What is being asked
Extract, in full, the lines below, beginning at the first and ending with the line that contains "beta_y = [443, 440, 437, 430, 420, 408, 395, 378, 0]". Pictures do not belong in the copy.

Records provided

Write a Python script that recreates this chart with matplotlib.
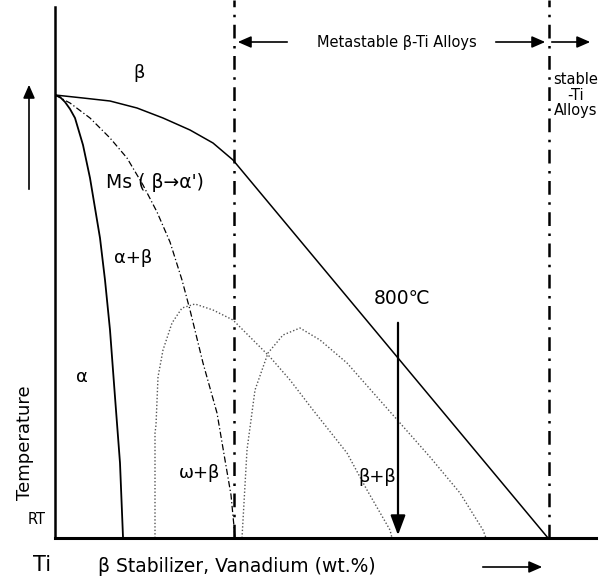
import matplotlib
matplotlib.use("Agg")
import matplotlib.pyplot as plt

plt.rcParams['font.family'] = ['DejaVu Sans']

# schematic units: x = beta stabilizer content, y = temperature (arbitrary)
beta_x = [0, 28, 55, 82, 108, 135, 158, 178, 493]
beta_y = [443, 440, 437, 430, 420, 408, 395, 378, 0]

alpha_x = [0, 5, 10, 15, 20, 28, 35, 40, 45, 50, 55, 60, 65, 68]
alpha_y = [443, 441, 436, 429, 420, 393, 360, 330, 300, 258, 208, 141, 75, 1]

ms_x = [0, 15, 35, 55, 72, 88, 102, 115, 127, 135, 148, 162, 170, 176, 180]
ms_y = [443, 435, 420, 400, 380, 353, 326, 296, 258, 228, 175, 125, 78, 43, 1]

omega1_x = [100, 100, 101, 103, 108, 117, 127, 140, 158, 178, 195, 215, 235, 258, 292, 312, 335, 337]
omega1_y = [0, 105, 113, 161, 188, 215, 230, 234, 228, 218, 201, 181, 158, 128, 85, 48, 8, 0]

omega2_x = [187, 192, 200, 213, 228, 245, 265, 292, 322, 345, 375, 405, 428, 431]
omega2_y = [0, 88, 148, 185, 203, 210, 198, 175, 141, 115, 81, 45, 8, 0]

region_x = [179, 494]           # metastable / stable boundaries
quench_x = 343                  # 800 C arrow
quench_top = 218

fig = plt.figure(figsize=(6.06, 5.83), dpi=100)
ax = fig.add_axes([55/606, 45/583, 541/606, 538/583])
ax.set_xlim(0, 541)
ax.set_ylim(0, 538)
for s in ['top', 'right']:
    ax.spines[s].set_visible(False)
ax.spines['left'].set_bounds(0, 531)
ax.spines['left'].set_linewidth(1.8)
ax.spines['bottom'].set_linewidth(2.2)
ax.set_xticks([])
ax.set_yticks([])

ax.plot(beta_x, beta_y, color='black', lw=1.1)
ax.plot(alpha_x, alpha_y, color='black', lw=1.3)
ax.plot(ms_x, ms_y, color='black', lw=0.9, ls=(0, (5, 2, 1, 2)))
ax.plot(omega1_x, omega1_y, color='#555555', lw=1.0, ls=(0, (1, 1.5)))
ax.plot(omega2_x, omega2_y, color='#555555', lw=1.0, ls=(0, (1, 1.5)))

for x in region_x:
    ax.plot([x, x], [0, 538], color='black', lw=1.8, ls=(0, (5.5, 3, 1, 3)), clip_on=False)

arrow = dict(arrowstyle='-|>,head_length=0.8,head_width=0.35', color='black', lw=1.2)
ax.annotate('', xy=(180, 496), xytext=(235, 496), arrowprops=arrow, annotation_clip=False)
ax.annotate('', xy=(493, 496), xytext=(438, 496), arrowprops=arrow, annotation_clip=False)
ax.annotate('', xy=(538, 496), xytext=(494, 496), arrowprops=arrow, annotation_clip=False)
ax.annotate('', xy=(-26, 456), xytext=(-26, 346), arrowprops=arrow, annotation_clip=False)
ax.annotate('', xy=(490, -29), xytext=(425, -29), arrowprops=arrow, annotation_clip=False)
ax.annotate('', xy=(quench_x, 0), xytext=(quench_x, quench_top),
            arrowprops=dict(arrowstyle='-|>,head_length=1.2,head_width=0.45', color='black', lw=1.6))

ax.text(342, 496, 'Metastable β-Ti Alloys', fontsize=10.5, ha='center', va='center')
ax.text(521, 466, 'stable\n-Ti\nAlloys', fontsize=10.5, ha='center', va='top', linespacing=1.05)
ax.text(347, 240, '800℃', fontsize=13.5, ha='center', va='center')

ax.text(84, 465, 'β', fontsize=13, ha='center', va='center')
ax.text(100, 355, "Ms ( β→α')", fontsize=13.5, ha='center', va='center')
ax.text(78, 280, 'α+β', fontsize=13, ha='center', va='center')
ax.text(27, 161, 'α', fontsize=13, ha='center', va='center')
ax.text(145, 65, 'ω+β', fontsize=13, ha='center', va='center')
ax.text(325, 61, "β+β'", fontsize=13, ha='center', va='center')

ax.text(-30, 95, 'Temperature', fontsize=13, rotation=90, ha='center', va='center')
ax.text(-18, 18, 'RT', fontsize=10.5, ha='center', va='center')
ax.text(-13, -27, 'Ti', fontsize=15, ha='center', va='center')
ax.text(182, -28, 'β Stabilizer, Vanadium (wt.%)', fontsize=13.5, ha='center', va='center')

fig.savefig('out.png', dpi=100)
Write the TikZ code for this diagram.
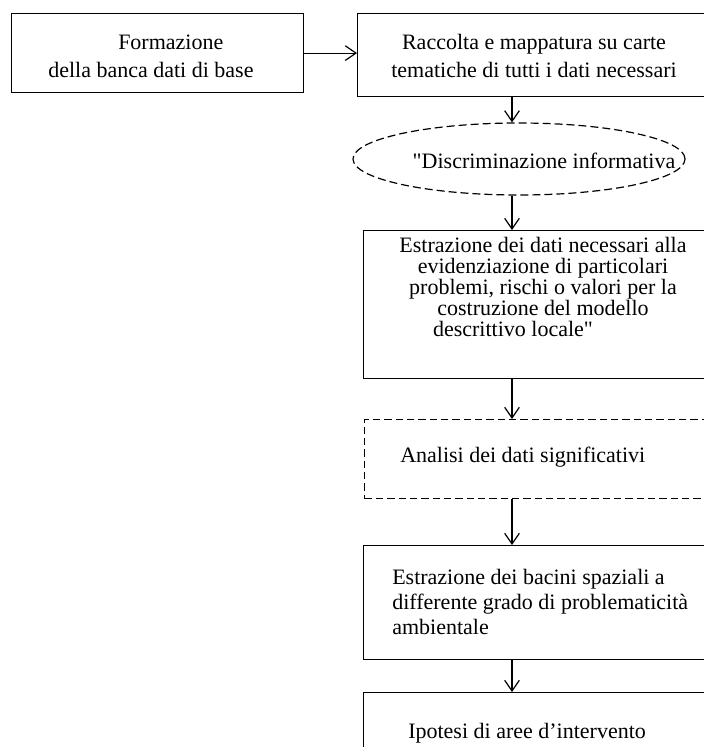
\documentclass[tikz,border=0pt]{standalone}
\usepackage{fontspec}
\setmainfont{Liberation Serif}[Ligatures=TeXOff]
\usetikzlibrary{arrows.meta,shapes.geometric}
\begin{document}
\begin{tikzpicture}[x=0.75pt,y=-0.75pt,
  every node/.style={font=\fontsize{16.5}{21}\selectfont},
  box/.style={draw,line width=0.9pt,anchor=north west,inner sep=0pt},
  dbox/.style={box,dash pattern=on 5.5pt off 3pt},
  txt/.style={inner sep=0pt},
  arr/.style={-{Straight Barb[length=8pt,width=11pt]},line width=0.9pt}]
\useasboundingbox (0,0) rectangle (704,747);
\clip (0,0) rectangle (704,747);
\coordinate (col) at (512,0);
% Top row
\node[box,minimum width=219pt,minimum height=59.25pt] (form) at (11,13) {};
\node[txt,anchor=west,align=left] (formtxt) at (48,56) {\hspace*{52.5pt}Formazione\\della banca dati di base};
\node[box,minimum width=317.25pt,minimum height=62.25pt] (racc) at (357,13) {};
\node[txt,align=center] (racctxt) at (534,56) {Raccolta e mappatura su carte\\tematiche di tutti i dati necessari};
\draw[arr] (form.east) -- (form.east -| racc.west);
% Discriminazione
\node[draw,ellipse,line width=0.9pt,dash pattern=on 6pt off 3pt,inner sep=0pt,minimum width=249pt,minimum height=54pt] (discr) at (519,159) {};
\node[txt] (discrtxt) at (544,161) {"Discriminazione informativa};
\draw[arr] (racc.south -| col) -- (discr.north -| col);
\node[box,minimum width=312.75pt,minimum height=111pt] (estr) at (363,230) {};
\node[txt,align=center,font=\fontsize{16.5}{15.75}\selectfont] (estrtxt) at (543,287) {Estrazione dei dati necessari alla\\evidenziazione di particolari\\problemi, rischi o valori per la\\costruzione del modello\hspace*{27pt}\\descrittivo locale"\hspace*{45pt}};
\draw[arr] (discr.south -| col) -- (estr.north -| col);
% Analisi
\node[dbox,minimum width=312pt,minimum height=59.25pt] (anal) at (364,419) {};
\node[txt,anchor=west] (analtxt) at (400,457) {Analisi dei dati significativi};
\draw[arr] (estr.south -| col) -- (anal.north -| col);
% Bacini
\node[box,minimum width=312.75pt,minimum height=85.5pt] (bac) at (363,545) {};
\node[txt,anchor=west,align=left,font=\fontsize{16.5}{18.75}\selectfont] (bactxt) at (392,602) {Estrazione dei bacini spaziali a\\differente grado di problematicità\\ambientale};
\draw[arr] (anal.south -| col) -- (bac.north -| col);
% Ipotesi
\node[box,minimum width=312.75pt,minimum height=75pt] (ipot) at (363,692) {};
\node[txt,anchor=west] (ipottxt) at (408,733) {Ipotesi di aree d’intervento};
\draw[arr] (bac.south -| col) -- (ipot.north -| col);
\end{tikzpicture}
\end{document}
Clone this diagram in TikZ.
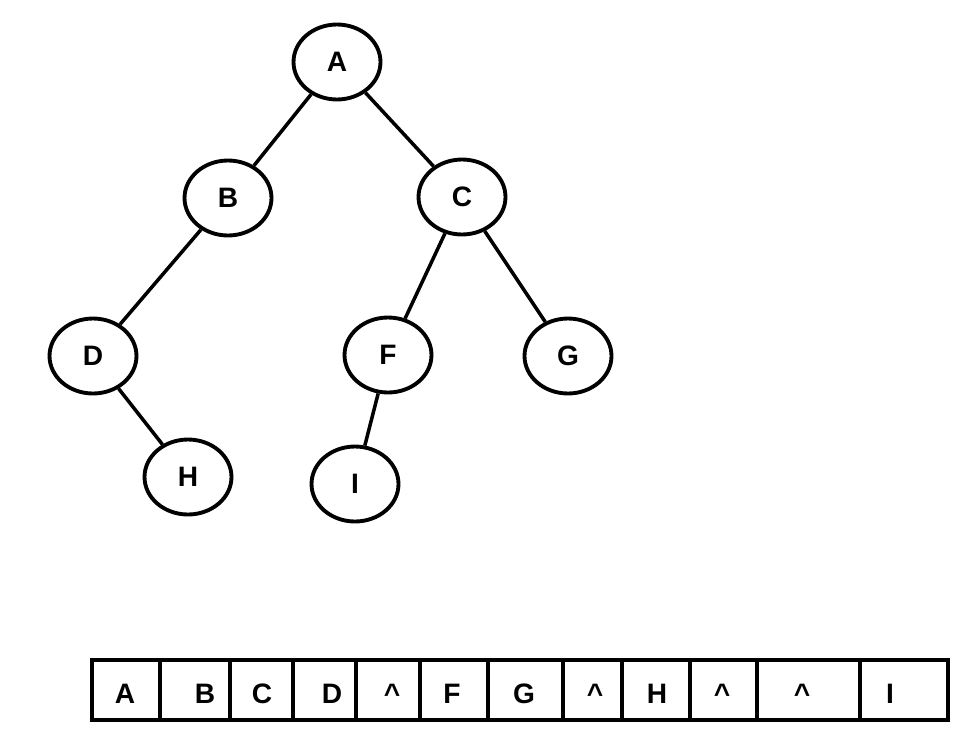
\documentclass[tikz,border=0pt]{standalone}
\usepackage{fontspec}
\setmainfont{Liberation Sans}
\usetikzlibrary{shapes.geometric}
\tikzset{
  treenode/.style={draw, ellipse, line width=2.2pt, minimum width=1.74cm, minimum height=1.5cm, inner sep=0pt, font=\fontsize{16}{18}\selectfont\bfseries},
  edge/.style={line width=2pt},
  cell/.style={font=\fontsize{16}{18}\selectfont\bfseries}
}
\begin{document}
\begin{tikzpicture}[x=0.02cm, y=-0.02cm]
  \useasboundingbox (0,0) rectangle (969,737);
  % tree
  \node[treenode] (A) at (337,62) {A};
  \node[treenode] (B) at (228,198) {B};
  \node[treenode] (C) at (462,197) {C};
  \node[treenode] (D) at (93,356) {D};
  \node[treenode] (F) at (388,355) {F};
  \node[treenode] (G) at (568,356) {G};
  \node[treenode] (H) at (188,477) {H};
  \node[treenode] (I) at (355,484) {I};
  \draw[edge] (A) -- (B);
  \draw[edge] (A) -- (C);
  \draw[edge] (B) -- (D);
  \draw[edge] (C) -- (F);
  \draw[edge] (C) -- (G);
  \draw[edge] (D) -- (H);
  \draw[edge] (F) -- (I);
  % array
  \draw[line width=2.2pt] (92,660) rectangle (948,720);
  \foreach \x in {160,230,293,356,420,488,563,622,690,757,860}
    \draw[line width=2pt] (\x,660) -- (\x,722);
  \foreach \x/\t/\n in {125/A/a1, 205/B/a2, 262/C/a3, 332/D/a4, 392/\textasciicircum/a5,
      452/F/a6, 524/G/a7, 595/\textasciicircum/a8, 657/H/a9, 722/\textasciicircum/a10,
      802/\textasciicircum/a11, 890/I/a12}
    \node[cell] (\n) at (\x,694) {\t};
\end{tikzpicture}
\end{document}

Task answer
Write a Python script that recreates this chart with matplotlib.
import matplotlib
matplotlib.use("Agg")
import matplotlib.pyplot as plt

plt.rcParams['font.family'] = ['DejaVu Sans']

# schematic units: x = beta stabilizer content, y = temperature (arbitrary)
beta_x = [0, 28, 55, 82, 108, 135, 158, 178, 493]
beta_y = [443, 440, 437, 430, 420, 408, 395, 378, 0]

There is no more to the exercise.